Was sind die Gründe, dass Menschen, die einst aus Überzeugung austraten, nun zurückwollen in die Kirche? Laut der sogenannten Freiburger Studie zu Kirchenmitgliedschaft und Kirchensteuer von 2019 ist einer der Hauptgründe für den Kirchenaustritt die Kirchensteuer. Statistisch betrachtet steigt die Zahl der Kirchenaustritte mit dem Eintritt ins Berufsleben massiv an und bleibt bis zum Eintritt in den Ruhestand überdurchschnittlich. Das deckt sich mit den Erfahrungen, die Dan Peter in seiner täglichen Arbeit macht: „Wenn junge Menschen ihr erstes Gehalt bekommen und sehen, dass sie Kirchensteuer zahlen, fragen sie sich häufig: Was habe ich davon? Brauche ich die Kirche wirklich?“

Für die meisten protestantischen jungen Menschen – auch das lässt sich statistisch belegen – endet der Kontakt zur Kirche laut Peter bereits mit der Konfirmation: „Wer in seiner Kirchengemeinde bis dahin keine Heimat gefunden hat, entfremdet sich von ihr und von der Kirche insgesamt.“ Der Schritt zum Kirchenaustritt sei dann nicht mehr weit. Später seien es vielfach Übergangspunkte im Leben, die ehemalige Kirchenmitglieder zum Nachdenken brächten, etwa die eigene Hochzeit oder die Geburt eines Kindes, weiß der Theologe.

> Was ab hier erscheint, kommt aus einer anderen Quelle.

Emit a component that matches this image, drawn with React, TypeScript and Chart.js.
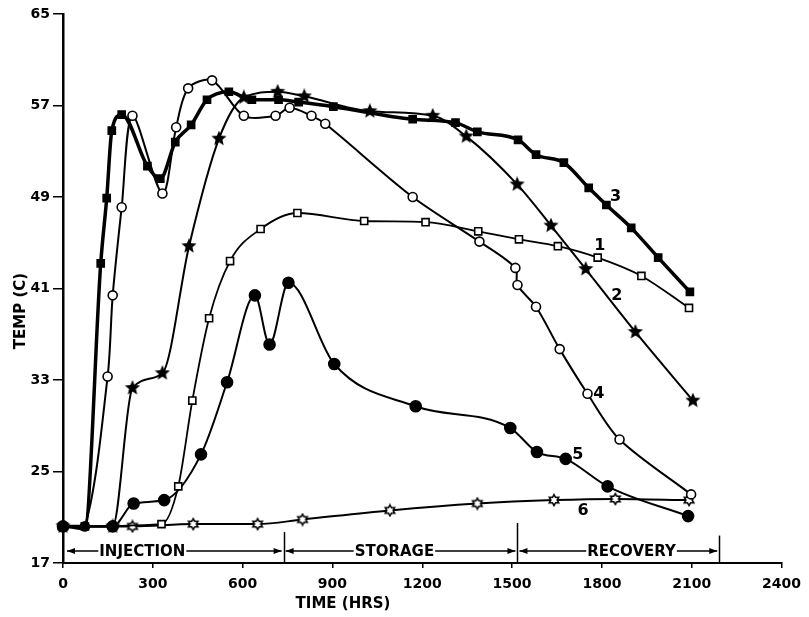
import React, { useEffect, useRef } from 'react';
import { Chart, registerables } from 'chart.js';
Chart.register(...registerables);

// Axis ranges / ticks
const xMin = 0, xMax = 2400, xStep = 300;
const yMin = 17, yMax = 65, yStep = 8;

// Series 1 (open squares)
const s1Hours = [0, 329, 385, 432, 488, 558, 660, 783, 1006, 1211, 1387, 1523, 1653, 1786, 1932, 2091];
const s1Temp = [20.2, 20.4, 23.7, 31.2, 38.4, 43.4, 46.2, 47.6, 46.9, 46.8, 46.0, 45.3, 44.7, 43.7, 42.1, 39.3];
// Series 2 (filled stars)
const s2Hours = [0, 166, 232, 332, 421, 521, 604, 717, 806, 1025, 1235, 1347, 1517, 1630, 1746, 1912, 2104];
const s2Temp = [20.2, 20.2, 32.3, 33.6, 44.7, 54.1, 57.7, 58.2, 57.8, 56.5, 56.1, 54.3, 50.1, 46.5, 42.7, 37.2, 31.2];
// Series 3 (filled squares)
const s3Hours = [0, 73, 126, 146, 163, 196, 282, 325, 375, 428, 481, 554, 631, 720, 787, 903, 1168, 1311, 1384, 1520, 1580, 1673, 1756, 1815, 1898, 1988, 2094];
const s3Temp = [20.2, 20.2, 43.2, 48.9, 54.8, 56.2, 51.7, 50.6, 53.8, 55.3, 57.5, 58.2, 57.5, 57.5, 57.3, 56.9, 55.8, 55.5, 54.7, 54.0, 52.7, 52.0, 49.8, 48.3, 46.3, 43.7, 40.7];
// Series 4 (open circles)
const s4Hours = [0, 73, 149, 166, 196, 232, 332, 378, 418, 498, 604, 710, 757, 830, 876, 1168, 1391, 1511, 1518, 1580, 1659, 1752, 1859, 2098];
const s4Temp = [20.2, 20.2, 33.3, 40.4, 48.1, 56.1, 49.3, 55.1, 58.5, 59.2, 56.1, 56.1, 56.8, 56.1, 55.4, 49.0, 45.1, 42.8, 41.3, 39.4, 35.7, 31.8, 27.8, 23.0];
// Series 5 (filled circles)
const s5Hours = [0, 166, 236, 338, 461, 548, 641, 690, 753, 906, 1178, 1494, 1583, 1679, 1819, 2088];
const s5Temp = [20.2, 20.2, 22.2, 22.5, 26.5, 32.8, 40.4, 36.1, 41.5, 34.4, 30.7, 28.8, 26.7, 26.1, 23.7, 21.1];
// Series 6 (open hexagrams)
const s6Hours = [0, 232, 435, 650, 800, 1092, 1384, 1640, 1845, 2091];
const s6Temp = [20.2, 20.2, 20.4, 20.4, 20.8, 21.6, 22.2, 22.5, 22.6, 22.5];

// Curve number labels
const curveLabels = ['1', '2', '3', '4', '5', '6'];
const curveLabelHours = [1793, 1850, 1846, 1790, 1720, 1737];
const curveLabelTemp = [44.7, 40.4, 49.0, 31.8, 26.5, 21.6];

// Phases
const phaseNames = ['INJECTION', 'STORAGE', 'RECOVERY'];
const phaseBounds = [0, 737, 1518, 2192];
const phaseTextHours = [265, 1107, 1899];
const phaseTickTop = [19.7, 20.5, 19.4];
const phaseArrowTemp = 18.05;

const xTitle = 'TIME (HRS)';
const yTitle = 'TEMP (C)';

const FONT = '"DejaVu Sans", sans-serif';

function starCanvas(size: number, points: number, innerRatio: number, fill: string, lw: number) {
  const c = document.createElement('canvas');
  c.width = size; c.height = size;
  const g = c.getContext('2d')!;
  const cx = size / 2, cy = size / 2;
  const R = size / 2 - lw, r = R * innerRatio;
  g.beginPath();
  for (let i = 0; i < points * 2; i++) {
    const a = (i * Math.PI) / points;
    const rr = i % 2 ? r : R;
    g.lineTo(cx + rr * Math.sin(a), cy - rr * Math.cos(a));
  }
  g.closePath();
  g.fillStyle = fill;
  g.fill();
  if (lw > 0) { g.lineWidth = lw; g.strokeStyle = '#000'; g.stroke(); }
  return c;
}

function toXY(h: number[], t: number[]) {
  return h.map((v, i) => ({ x: v, y: t[i] }));
}

const annotPlugin = {
  id: 'annot',
  afterDraw(chart: any) {
    const { ctx } = chart;
    const x = chart.scales.x, y = chart.scales.y;
    ctx.save();
    ctx.fillStyle = '#000';
    ctx.strokeStyle = '#000';
    // curve labels
    ctx.font = `bold 16px ${FONT}`;
    ctx.textAlign = 'center';
    ctx.textBaseline = 'middle';
    curveLabels.forEach((t, i) => {
      ctx.fillText(t, x.getPixelForValue(curveLabelHours[i]), y.getPixelForValue(curveLabelTemp[i]));
    });
    // phase arrows
    const py = y.getPixelForValue(phaseArrowTemp);
    const yBottom = y.getPixelForValue(yMin);
    ctx.lineWidth = 1.5;
    ctx.font = `bold 15px ${FONT}`;
    const head = (tipX: number, dir: number) => {
      ctx.beginPath();
      ctx.moveTo(tipX, py);
      ctx.lineTo(tipX - dir * 8, py - 3);
      ctx.lineTo(tipX - dir * 8, py + 3);
      ctx.closePath();
      ctx.fill();
    };
    phaseNames.forEach((name, i) => {
      const x0 = x.getPixelForValue(phaseBounds[i]) + (i === 0 ? 4 : 2);
      const x1 = x.getPixelForValue(phaseBounds[i + 1]) - 2;
      const tx = x.getPixelForValue(phaseTextHours[i]);
      const w = ctx.measureText(name).width;
      ctx.beginPath();
      ctx.moveTo(x0, py); ctx.lineTo(tx - w / 2 - 1, py);
      ctx.moveTo(tx + w / 2 + 1, py); ctx.lineTo(x1, py);
      ctx.stroke();
      head(x0, -1);
      head(x1, 1);
      ctx.fillText(name, tx, py + 1);
    });
    // boundary ticks
    ctx.lineWidth = 1.5;
    for (let i = 1; i < phaseBounds.length; i++) {
      const bx = Math.round(x.getPixelForValue(phaseBounds[i])) + 0.5;
      ctx.beginPath();
      ctx.moveTo(bx, y.getPixelForValue(phaseTickTop[i - 1]));
      ctx.lineTo(bx, yBottom);
      ctx.stroke();
    }
    // axis titles
    ctx.font = `bold 15px ${FONT}`;
    ctx.fillText(xTitle, 343, 604);
    ctx.translate(21, 311);
    ctx.rotate(-Math.PI / 2);
    ctx.fillText(yTitle, 0, 0);
    ctx.restore();
  },
};

export default function App() {
  const ref = useRef<HTMLCanvasElement>(null);
  useEffect(() => {
    document.body.style.margin = '0';
    const star = starCanvas(16, 5, 0.45, '#000', 0);
    const hex = starCanvas(14, 6, 0.577, '#fff', 1.6);
    const common = {
      borderColor: '#000',
      pointBorderColor: '#000',
      cubicInterpolationMode: 'monotone' as const,
      clip: false as any,
      pointBorderWidth: 1.6,
    };
    const chart = new Chart(ref.current!, {
      type: 'line',
      data: {
        datasets: [
          { ...common, label: '3', data: toXY(s3Hours, s3Temp), borderWidth: 3.5, pointStyle: 'rect', pointRadius: 5, pointBackgroundColor: '#000' },
          { ...common, label: '2', data: toXY(s2Hours, s2Temp), borderWidth: 2, pointStyle: star as any, pointRadius: 7, pointBackgroundColor: '#000' },
          { ...common, label: '4', data: toXY(s4Hours, s4Temp), borderWidth: 2, pointStyle: 'circle', pointRadius: 4.5, pointBackgroundColor: '#fff', cubicInterpolationMode: 'default', tension: 0.3 },
          { ...common, label: '1', data: toXY(s1Hours, s1Temp), borderWidth: 1.8, pointStyle: 'rect', pointRadius: 5, pointBackgroundColor: '#fff' },
          { ...common, label: '5', data: toXY(s5Hours, s5Temp), borderWidth: 2, pointStyle: 'circle', pointRadius: 5.5, pointBackgroundColor: '#000' },
          { ...common, label: '6', data: toXY(s6Hours, s6Temp), borderWidth: 2, pointStyle: hex as any, pointRadius: 6, pointBackgroundColor: '#fff' },
        ],
      },
      options: {
        responsive: false,
        animation: false,
        layout: { padding: { left: 0, top: 14, right: 22, bottom: 0 } },
        plugins: { legend: { display: false }, tooltip: { enabled: false } },
        scales: {
          x: {
            type: 'linear',
            min: xMin, max: xMax,
            afterFit: (s: any) => { s.height = 54; },
            ticks: { stepSize: xStep, color: '#000', padding: 8, font: { family: FONT, size: 14, weight: 'bold' }, maxRotation: 0, callback: (v: any) => String(v) },
            grid: { drawOnChartArea: false, color: '#000', lineWidth: 1.5, tickLength: 5 },
            border: { display: true, color: '#000', width: 2 },
          },
          y: {
            type: 'linear',
            min: yMin, max: yMax,
            afterFit: (s: any) => { s.width = 63; },
            ticks: { stepSize: yStep, color: '#000', padding: 3, font: { family: FONT, size: 14, weight: 'bold' }, callback: (v: any) => String(v) },
            grid: { drawOnChartArea: false, color: '#000', lineWidth: 1.5, tickLength: 10 },
            border: { display: true, color: '#000', width: 2.5 },
          },
        },
      },
      plugins: [annotPlugin],
    });
    return () => chart.destroy();
  }, []);
  return (
    <div style={{ width: 809, height: 617, background: '#fff' }}>
      <canvas ref={ref} width={809} height={617} />
    </div>
  );
}
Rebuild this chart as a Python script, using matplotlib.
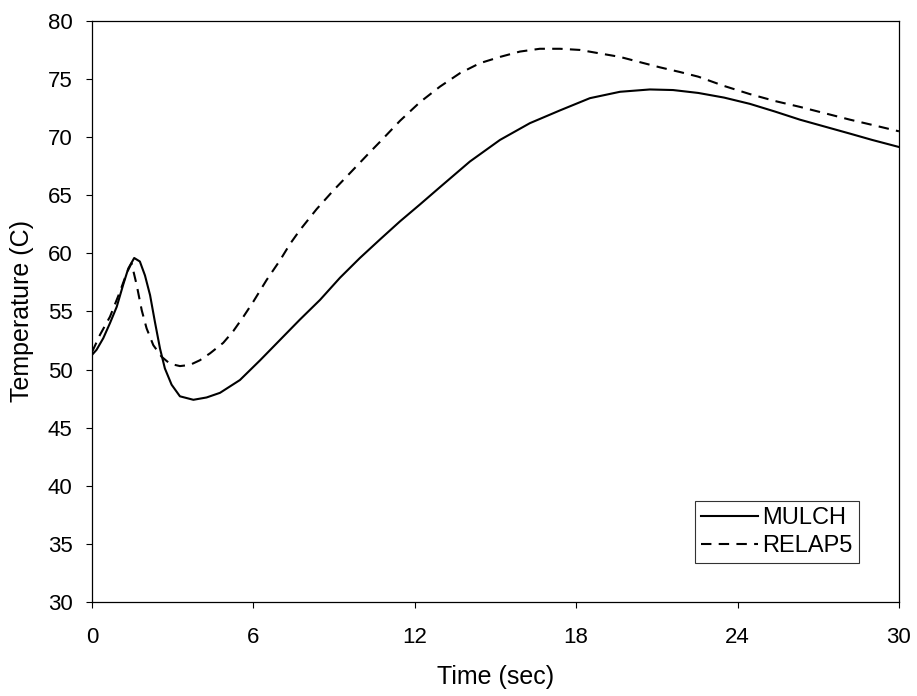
import matplotlib
matplotlib.use("Agg")
import matplotlib.pyplot as plt

plt.rcParams['font.family'] = ['Liberation Sans', 'DejaVu Sans']

# valores (tiempo en s, temperatura en C)
t_mulch = [0, 0.17, 0.42, 0.67, 0.92, 1.16, 1.35, 1.57, 1.78, 1.97, 2.16,
           2.34, 2.53, 2.71, 2.96, 3.27, 3.77, 4.26, 4.76, 5.5, 6.25, 6.99,
           7.73, 8.48, 9.22, 9.96, 10.71, 11.45, 12.19, 12.94, 14.05, 15.17,
           16.28, 17.4, 18.51, 19.63, 20.74, 21.6, 22.54, 23.5, 24.46, 25.39,
           26.32, 27.25, 28.18, 29.0, 30]
T_mulch = [51.26, 51.7, 52.7, 54.0, 55.4, 57.3, 58.7, 59.6, 59.3, 58.1, 56.4,
           54.1, 51.8, 50.1, 48.7, 47.7, 47.4, 47.6, 48.0, 49.1, 50.8, 52.55,
           54.3, 56.0, 57.9, 59.6, 61.2, 62.75, 64.2, 65.7, 67.9, 69.76,
           71.2, 72.3, 73.35, 73.9, 74.1, 74.05, 73.8, 73.4, 72.86, 72.2,
           71.5, 70.9, 70.3, 69.76, 69.15]

t_relap = [0, 0.3, 0.67, 1.04, 1.29, 1.47, 1.66, 1.85, 2.03, 2.28, 2.59,
           2.9, 3.27, 3.64, 4.01, 4.39, 4.88, 5.25, 5.63, 6.0, 6.49, 6.99,
           7.36, 7.73, 8.35, 8.97, 9.59, 10.33, 10.71, 11.45, 12.19, 12.94,
           13.68, 14.42, 15.17, 15.91, 16.65, 17.4, 18.14, 18.88, 19.63,
           20.37, 21.12, 21.86, 22.54, 23.5, 24.46, 25.4, 26.32, 27.25,
           28.18, 29.1, 30]
T_relap = [51.5, 53.0, 54.55, 56.7, 58.3, 59.15, 57.3, 55.1, 53.55, 52.1, 51.1,
           50.5, 50.3, 50.4, 50.8, 51.4, 52.3, 53.3, 54.55, 55.85, 57.7, 59.4,
           60.8, 62.0, 63.8, 65.4, 66.9, 68.7, 69.6, 71.4, 73.0, 74.35,
           75.5, 76.36, 76.9, 77.36, 77.6, 77.6, 77.5, 77.2, 76.9,
           76.45, 76.0, 75.6, 75.2, 74.4, 73.7, 73.1, 72.6, 72.05,
           71.5, 71.0, 70.5]

x_ticks = [0, 6, 12, 18, 24, 30]
y_ticks = [30, 35, 40, 45, 50, 55, 60, 65, 70, 75, 80]

fig = plt.figure(figsize=(9.17, 6.96), dpi=100)
ax = fig.add_axes([0.1003, 0.135, 0.880, 0.835])

ax.plot(t_mulch, T_mulch, color='black', lw=1.5, label='MULCH')
ax.plot(t_relap, T_relap, color='black', lw=1.5, dashes=(5, 3.5), label='RELAP5')

ax.set_xlim(0, 30)
ax.set_ylim(30, 80)
ax.set_xticks(x_ticks)
ax.set_yticks(y_ticks)
ax.tick_params(direction='out', length=4, width=0.8, labelsize=16)
ax.tick_params(axis='x', pad=14)
ax.tick_params(axis='y', pad=10)
for s in ax.spines.values():
    s.set_linewidth(0.9)

ax.set_xlabel('Time (sec)', fontsize=18, labelpad=12)
ax.set_ylabel('Temperature (C)', fontsize=18, labelpad=10)

leg = ax.legend(loc='lower right', bbox_to_anchor=(0.95, 0.067), fontsize=17,
                frameon=True, fancybox=False, handlelength=2.4,
                handletextpad=0.2, borderpad=0.25, labelspacing=0.25,
                borderaxespad=0)
leg.get_frame().set_edgecolor('black')
leg.get_frame().set_linewidth(0.8)

fig.savefig('out.png', dpi=100)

Oder es sind Todesfälle. Wie bei der 66-Jährigen, die ihre Motivation, wieder zur Kirche gehören zu wollen, so begründete: „Der Tod meiner Mutter ließ mich mein Leben neu ordnen und überdenken. Seit dieser Zeit reifte der Gedanke, mich wieder bewusst in die christliche Gemeinschaft einzufügen und dort zu engagieren.“ Manchmal sei es auch eine Sehnsucht, die die Menschen gar nicht genau in Worte fassen könnten, sagt Peter. So habe ihm eine Mittvierzigerin am Telefon erklärt: „Ich weiß nicht recht, warum ich wieder dazugehören will. Mir hat etwas gefehlt.“

Bis zu 300 Menschen kehren laut Peter über die Stuttgarter Wiedereintrittsstelle pro Jahr in die evangelische Kirche zurück, 60 Prozent davon in die württembergische Landeskirche, 40 Prozent in eine andere EKD-Mitgliedskirche.